I thought I’d mention that one of the most common times I see these warnings occur is after I’ve uninstalled/reinstalled NetWorker on a client, as opposed to having upgraded. Since on some clients it’s more or less necessary to uninstall/reinstall rather than upgrade, that helps to understand why the information is lost periodically. My surmise is that on a new install, the NetWorker client processes generate a new ‘certificate’ or ‘identity’. As this new information conflicts with existing information the backup server has on the client, that’s what triggers the error.

It could be that other factors can cause this, but it seems that this is at least a primary cause.

29 Comments

  1. Hi Preston

    I got fed up with the following error in my NetWorker server:

    04/16/09 18:31:53 nsrexecd: GSS Legato authentication user session entry (warning): “User authentication session timed out and is now invalid.”. Session number = 0:6617e, domain = eir.com, user name = root, NetWorker Instance Name = server01

    04/16/09 18:31:53 nsrexecd: SYSTEM error: An error occured when a client attempted to acquire credentials: error: “A daemon requested the information for a user session, but the user session was not found in the list of valid sessions” session number: 0:60480, user id: (NONE).

    04/16/09 18:31:53 nsrexecd: GSS Legato authentication from server02 failed…

    04/16/09 18:31:53 nsrexecd: RPC error: Authentication error

    Is there any solution or ideas Please.

    Thanks & regards
    VJ

    1. I can’t say I’m immediately familiar with that error, though it looks similarish to some nsrauth authentication errors I remember seeing around the early v7.3 releases of NetWorker.
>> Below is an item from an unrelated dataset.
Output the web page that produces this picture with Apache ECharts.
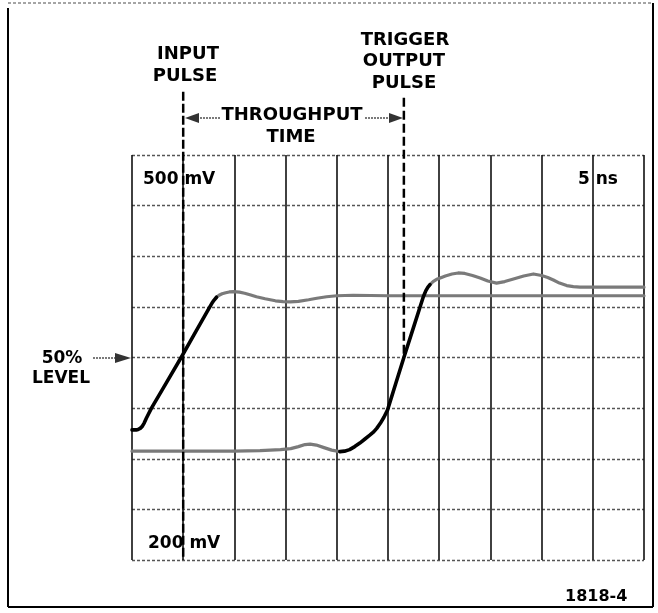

You might want to edit the authentication methods (covered in the administration manual) to switch from using “nsrauth” to “oldauth” for either the host (or temporarily, all machines), to see whether this makes a difference.

  2. Could this be put into a script where all that would need to be done is to add in the “offending” client?

    Example in this case: nsrdeletepeer faero
    Where “nsrdeletepeer” is the script and “faero” is (of course) the client.

    1. In theory yes, although it would need to be part of the client install (e.g., if looking for an addition to NetWorker) since it actually can happen on any host in the environment; it’s just most likely to be reported on the backup server.

  3. Have a NW server that was reinstalled (windows 2008) and updated all windows based clients successfully using the above procedure; however the linux clients fails with “user not on machine is not on administrator list” How do I delete the NSR peer information on linux clients from a windows NW server?

    1. Well typically NSR peer information needs to be deleted from the client that is experiencing the problem. So you may want to log onto the Linux hosts and (as the root user) run the command:

      nsradmin -p 390113 -s client

      Where client is the machine you’re currently logged onto. Then, look for the NSR peer information for the server and delete it.

      Alternatively you may also want to update any information stored in /nsr/res/servers on the client if the backup server hostname has changed (bearing in mind if you do so it requires a restart of the NetWorker services on the client.)

      1. Is it safe to assume I need the nsradmin utility installed on my linux client? It’s failing with nsradmin: command not found. Thanks for your assistance.

        1. The nsradmin utility is installed on every machine with the NetWorker client. I suspect it will be a search path issue for you.

          Make sure you run as root on the Linux client, and explicitly call /usr/sbin/nsradmin

          That should do the trick for you.

  4. when i re-install server-2-b-backupped i get the message ‘delete the nsr peer information’ in the daemon.raw file. when i then on the backupserver in nsradmin enter ‘delete type: NSR peer information; name:server-2-b-backupped’ i get the message no resource to delete!
    However i keep failing to re-install the client….
    Please advise

  5. Something so simple to fix and yet so hard to find the information to do..

    I had a LOT of these errors and no recourse previously…

  6. Hi Preston.

    We’ve been fighting these nsr peer information errors. We’ve deleted the peer information with nsradmin and deleted the /nsr/tmp on the problem client right after. But it has not worked.

    EMC is suggesting to configure our datazone for to use oldauth instead of nsrauth. But I can’t get any accurate inforation how that will impact our datazone.

    What opinion do you have about using oldauth instead of nsrauth in big datazones?

    Kind regards,
    Johannes

    1. Hi Johannes,

      Are they suggesting you cutover the entire datazone to oldauth, or just the problematic client? In this sort of scenario if it’s just one client, I’d recommend limiting the cutover to that single client and seeing whether it improves things or not.

      I can understand why you’d be reluctant to cut the entire datazone back to oldauth; I’d only want to do this at the start of a day to give myself time to run a few test backups, etc., plus some restores, to make sure it isn’t going to have any impact. These days with the latest clients, I don’t think oldauth is really all that intended for use any more, so I’d probably need to know more of their reasoning on cutting over the entire datazone before I’d agree it’s safe.

      Cheers,
      Preston.

  7. Hi Preston,

    They are suggesting to change to oldauth on the NetWorker server. As I understand it, it will cut the entire datazone to oldauth.

    So you don’t consider this a trivial change to the datazone? Is it possible we would have problems with backup/restore after such change? and is there any penalty on functionality?

    Your view on this is highly appreciated.

    Kind regards,
    Johannes

  8. I am getting this error in my daemon.raw file about a host that is NOT the NW server. Should I run the command on the server or the host that it is complaining about?